*What you will do*:
Exactly repeat the material, dropping only the pictures.
====== Source data
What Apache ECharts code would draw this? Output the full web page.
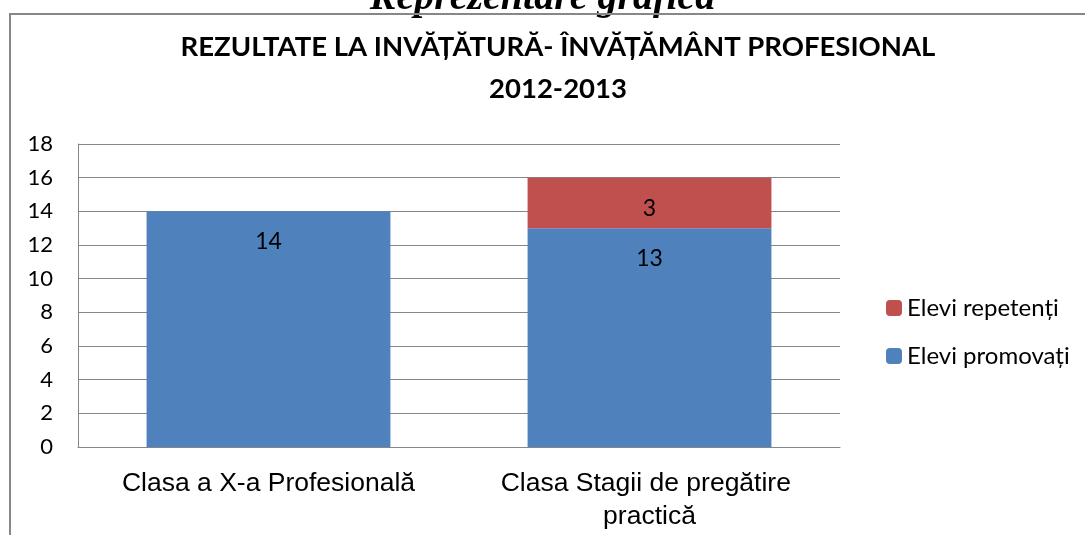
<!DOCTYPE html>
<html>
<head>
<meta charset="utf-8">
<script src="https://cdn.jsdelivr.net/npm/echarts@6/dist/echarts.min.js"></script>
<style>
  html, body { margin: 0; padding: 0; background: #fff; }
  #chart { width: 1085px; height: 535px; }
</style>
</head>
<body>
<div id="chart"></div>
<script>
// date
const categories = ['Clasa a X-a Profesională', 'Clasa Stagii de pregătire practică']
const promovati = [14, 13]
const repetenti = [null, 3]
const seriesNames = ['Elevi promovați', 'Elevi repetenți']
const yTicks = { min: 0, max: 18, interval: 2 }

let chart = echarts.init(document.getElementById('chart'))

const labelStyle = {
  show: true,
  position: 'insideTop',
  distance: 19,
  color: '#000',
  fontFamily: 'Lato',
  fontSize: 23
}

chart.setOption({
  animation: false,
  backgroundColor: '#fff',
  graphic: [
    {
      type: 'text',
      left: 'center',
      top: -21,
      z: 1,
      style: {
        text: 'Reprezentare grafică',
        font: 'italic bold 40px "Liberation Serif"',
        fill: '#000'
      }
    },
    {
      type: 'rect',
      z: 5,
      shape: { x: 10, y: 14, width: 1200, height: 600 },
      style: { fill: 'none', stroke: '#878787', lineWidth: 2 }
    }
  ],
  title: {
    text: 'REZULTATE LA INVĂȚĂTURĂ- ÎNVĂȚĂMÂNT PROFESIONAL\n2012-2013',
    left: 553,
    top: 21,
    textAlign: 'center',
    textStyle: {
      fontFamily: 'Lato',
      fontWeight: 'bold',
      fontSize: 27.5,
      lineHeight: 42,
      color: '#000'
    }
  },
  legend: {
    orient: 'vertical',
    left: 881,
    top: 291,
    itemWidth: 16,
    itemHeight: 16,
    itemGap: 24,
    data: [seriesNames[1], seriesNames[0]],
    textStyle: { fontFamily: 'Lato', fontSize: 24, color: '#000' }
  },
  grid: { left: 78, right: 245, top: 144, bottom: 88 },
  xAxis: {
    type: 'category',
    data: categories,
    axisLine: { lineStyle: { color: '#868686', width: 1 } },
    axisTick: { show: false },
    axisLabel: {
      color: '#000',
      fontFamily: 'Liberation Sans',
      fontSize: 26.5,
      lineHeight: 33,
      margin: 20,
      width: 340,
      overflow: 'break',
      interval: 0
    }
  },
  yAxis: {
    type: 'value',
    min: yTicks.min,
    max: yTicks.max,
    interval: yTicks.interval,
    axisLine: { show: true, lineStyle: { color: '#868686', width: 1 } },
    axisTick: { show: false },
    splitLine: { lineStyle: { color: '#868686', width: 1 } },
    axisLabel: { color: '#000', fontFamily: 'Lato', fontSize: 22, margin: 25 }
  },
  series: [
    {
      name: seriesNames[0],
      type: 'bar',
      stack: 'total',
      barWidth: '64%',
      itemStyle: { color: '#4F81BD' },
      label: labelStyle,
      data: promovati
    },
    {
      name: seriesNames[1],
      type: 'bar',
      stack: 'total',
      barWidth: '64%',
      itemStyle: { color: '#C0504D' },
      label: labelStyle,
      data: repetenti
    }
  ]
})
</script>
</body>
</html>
============
*Task output*:
What Apache ECharts code would draw this? Output the full web page.
<!DOCTYPE html>
<html>
<head>
<meta charset="utf-8">
<script src="https://cdn.jsdelivr.net/npm/echarts@6/dist/echarts.min.js"></script>
<style>
  html, body { margin: 0; padding: 0; background: #fff; }
  #chart { width: 1085px; height: 535px; }
</style>
</head>
<body>
<div id="chart"></div>
<script>
// date
const categories = ['Clasa a X-a Profesională', 'Clasa Stagii de pregătire practică']
const promovati = [14, 13]
const repetenti = [null, 3]
const seriesNames = ['Elevi promovați', 'Elevi repetenți']
const yTicks = { min: 0, max: 18, interval: 2 }

let chart = echarts.init(document.getElementById('chart'))

const labelStyle = {
  show: true,
  position: 'insideTop',
  distance: 19,
  color: '#000',
  fontFamily: 'Lato',
  fontSize: 23
}

chart.setOption({
  animation: false,
  backgroundColor: '#fff',
  graphic: [
    {
      type: 'text',
      left: 'center',
      top: -21,
      z: 1,
      style: {
        text: 'Reprezentare grafică',
        font: 'italic bold 40px "Liberation Serif"',
        fill: '#000'
      }
    },
    {
      type: 'rect',
      z: 5,
      shape: { x: 10, y: 14, width: 1200, height: 600 },
      style: { fill: 'none', stroke: '#878787', lineWidth: 2 }
    }
  ],
  title: {
    text: 'REZULTATE LA INVĂȚĂTURĂ- ÎNVĂȚĂMÂNT PROFESIONAL\n2012-2013',
    left: 553,
    top: 21,
    textAlign: 'center',
    textStyle: {
      fontFamily: 'Lato',
      fontWeight: 'bold',
      fontSize: 27.5,
      lineHeight: 42,
      color: '#000'
    }
  },
  legend: {
    orient: 'vertical',
    left: 881,
    top: 291,
    itemWidth: 16,
    itemHeight: 16,
    itemGap: 24,
    data: [seriesNames[1], seriesNames[0]],
    textStyle: { fontFamily: 'Lato', fontSize: 24, color: '#000' }
  },
  grid: { left: 78, right: 245, top: 144, bottom: 88 },
  xAxis: {
    type: 'category',
    data: categories,
    axisLine: { lineStyle: { color: '#868686', width: 1 } },
    axisTick: { show: false },
    axisLabel: {
      color: '#000',
      fontFamily: 'Liberation Sans',
      fontSize: 26.5,
      lineHeight: 33,
      margin: 20,
      width: 340,
      overflow: 'break',
      interval: 0
    }
  },
  yAxis: {
    type: 'value',
    min: yTicks.min,
    max: yTicks.max,
    interval: yTicks.interval,
    axisLine: { show: true, lineStyle: { color: '#868686', width: 1 } },
    axisTick: { show: false },
    splitLine: { lineStyle: { color: '#868686', width: 1 } },
    axisLabel: { color: '#000', fontFamily: 'Lato', fontSize: 22, margin: 25 }
  },
  series: [
    {
      name: seriesNames[0],
      type: 'bar',
      stack: 'total',
      barWidth: '64%',
      itemStyle: { color: '#4F81BD' },
      label: labelStyle,
      data: promovati
    },
    {
      name: seriesNames[1],
      type: 'bar',
      stack: 'total',
      barWidth: '64%',
      itemStyle: { color: '#C0504D' },
      label: labelStyle,
      data: repetenti
    }
  ]
})
</script>
</body>
</html>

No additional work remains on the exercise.